I don’t know about you, but I know I could improve in this area. Sometimes I get snappy with my husband when he may genuinely need help. Or sometimes I’m not as appreciative when he provides care.
When modeling for children it doesn’t hurt to emphasize or repeat. One method, that I use to wrap up the day is saying “thankfuls” at bedtime with my Son. I take the opportunity to appreciate how my husband got the groceries or how my Son helped take care of the dog.
You could also comment on how refreshed you felt after a long walk outside. This is the time to instill ways we care for each other and ourselves.
It feels good to feel good. Plus, chances of repeat behavior are higher when acknowledged!
And that’s not just true for kids, spouses too!
Another thing to be mindful of in this arena is that you can’t control others, but you have control over your actions and words which influence others.
Mom Tip: Reading “Have you Filled a Bucket Today?” is a great way to enforce the message of caring for others with your kids.
Related: 5 rules to maintain balance as a working mom
It Will Come Full Circle

Family care doesn’t come as instant gratification and that’s where I think self-care shines.
A lot of self-care activities can be seen as immediate, like spa days or time spent reading a book.
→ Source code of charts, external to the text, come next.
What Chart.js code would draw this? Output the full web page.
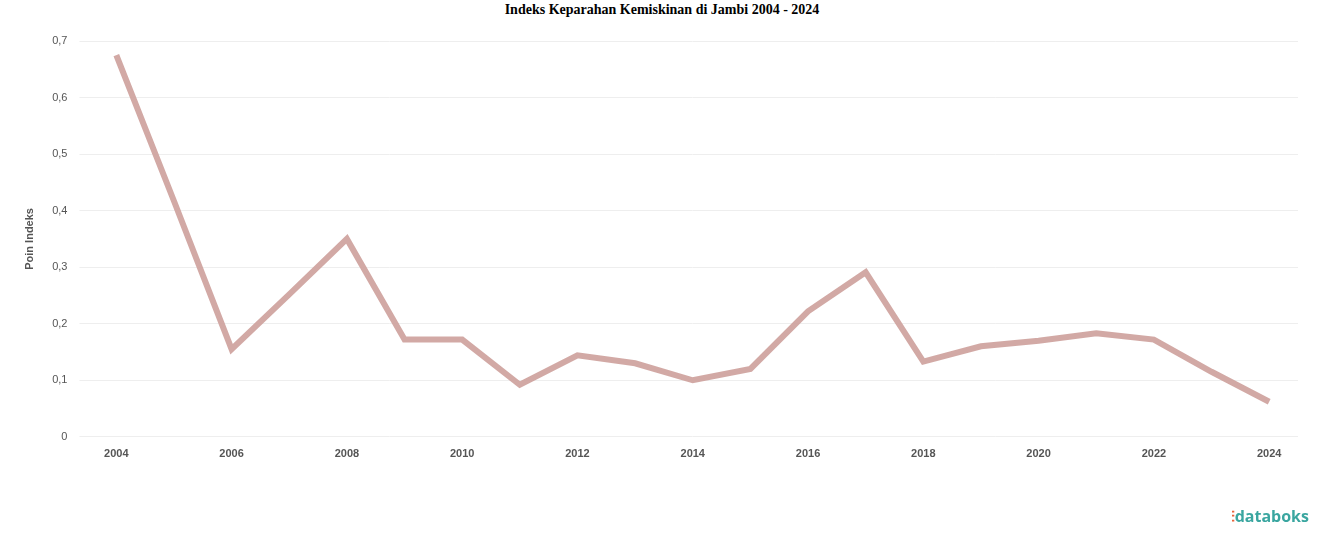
<!DOCTYPE html>
<html><head><meta charset="utf-8">
<script src="https://cdn.jsdelivr.net/npm/chart.js@4"></script>
<style>body{margin:0;background:#fff;}#w{position:relative;width:1324px;height:547px;}
#t{position:absolute;top:2px;width:100%;text-align:center;font:bold 14px "Liberation Serif";}
#l{position:absolute;right:15px;bottom:20px;font:bold 16px "Open Sans";color:#3aa6a0;}
#l span{color:#e8643c;}</style></head><body>
<div id="w"><div id="t">Indeks Keparahan Kemiskinan di Jambi 2004 - 2024</div>
<canvas id="c" style="position:absolute;left:0;top:0" width="1324" height="547"></canvas>
<div id="l"><span>⫶</span>databoks</div></div>
<script>
const years=["2004","2005","2006","2007","2008","2009","2010","2011","2012","2013","2014","2015","2016","2017","2018","2019","2020","2021","2022","2023","2024"];
const values=[0.675,0.417,0.155,0.252,0.35,0.172,0.172,0.092,0.144,0.13,0.10,0.12,0.222,0.291,0.133,0.16,0.17,0.183,0.172,0.115,0.062];
new Chart(document.getElementById('c'),{type:'line',
data:{labels:years,datasets:[{data:values,borderColor:'rgba(205,160,155,0.9)',borderWidth:6,pointRadius:0,tension:0}]},
options:{responsive:false,animation:false,layout:{padding:{top:41,right:26,left:19,bottom:83}},
plugins:{legend:{display:false}},
scales:{x:{offset:true,grid:{display:false},border:{display:false},ticks:{autoSkip:false,maxRotation:0,color:'#555',font:{size:11,weight:'bold'},callback:(v,i)=>i%2?'':years[i]}},
y:{min:0,max:0.7,border:{display:false},grid:{color:'#eee'},title:{display:true,text:'Poin Indeks',color:'#555',font:{size:11,weight:'bold'}},
ticks:{stepSize:0.1,color:'#555',font:{size:11},padding:12,callback:v=>v===0?'0':v.toFixed(1).replace('.',',')}}}}});
</script></body></html>
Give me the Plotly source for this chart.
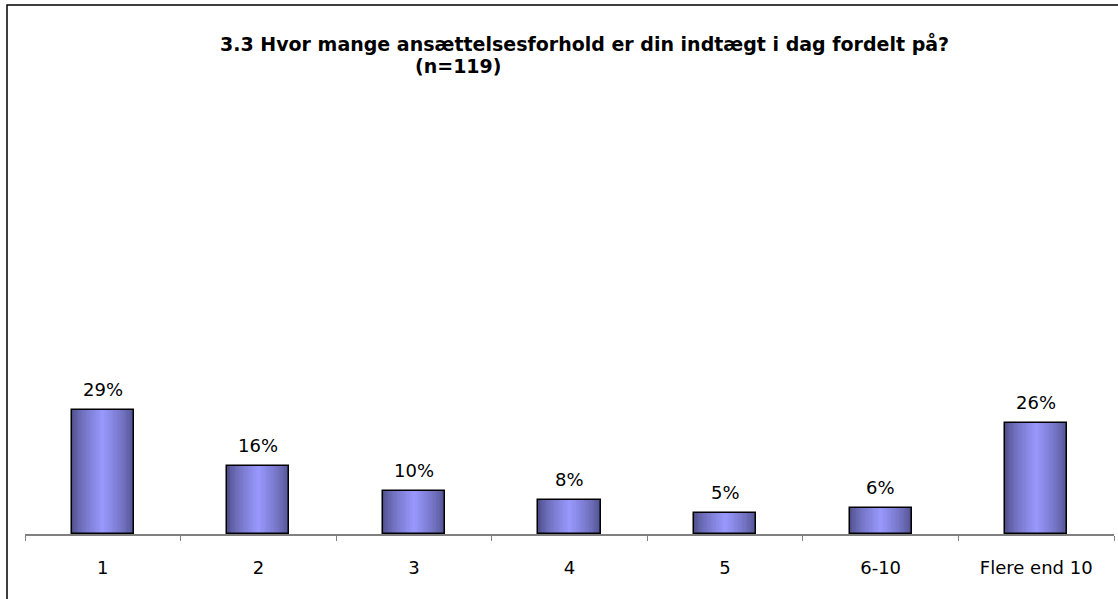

You can plan for it and make it happen.
But with family care, you’re family might not realize when you need time to reset right away. It will be a journey and part of the process will involve better communication from everyone.
The funny thing is, I’ve noticed that when we put more emphasis on the family unit, the less “self-care” time we tend to need.
Sayonara Self Care?
Are you ready to ditch self-care and cash in on promoting family and friends care?
Sometimes what we need is for someone to take care of us.
I know I don’t mind when my husband and Son head to Dunkin Donuts on Saturday morning to bring me back ice coffee. Sometimes that’s all it takes to feel recharged again.
Model the care you wish to receive, talk about how to care, praise moments of care, and be ready to receive the care you need.
I’d love to hear your thoughts in the comments – are you in favor of more emphasis on family care? Or a firm believer in self-care?
Hello! I’m Bridget, a Working Mom who runs This Mom Life by night. My goal is to provide support and guidance to Mothers so we can all be happy doing purposeful work that provides financial security, flexible schedules, and fulfillment.
Wow, this is exactly what I needed to hear. Honestly I’ve been using self care as an excuse to feel trapped. I read all these articles about self care, look at my total lack of spa days and think “see, I’m suffering!”
I’m definitely gonna practice some family care instead. Thanks for the awesome article!
Hafling,
Yes, that’s the same ah ha moment I had when I read Bridge’s guest post. I try to incorporate selfcare in my life but sometimes that become a job. Lol So i love this fresh perspective! Glad you enjoyed it.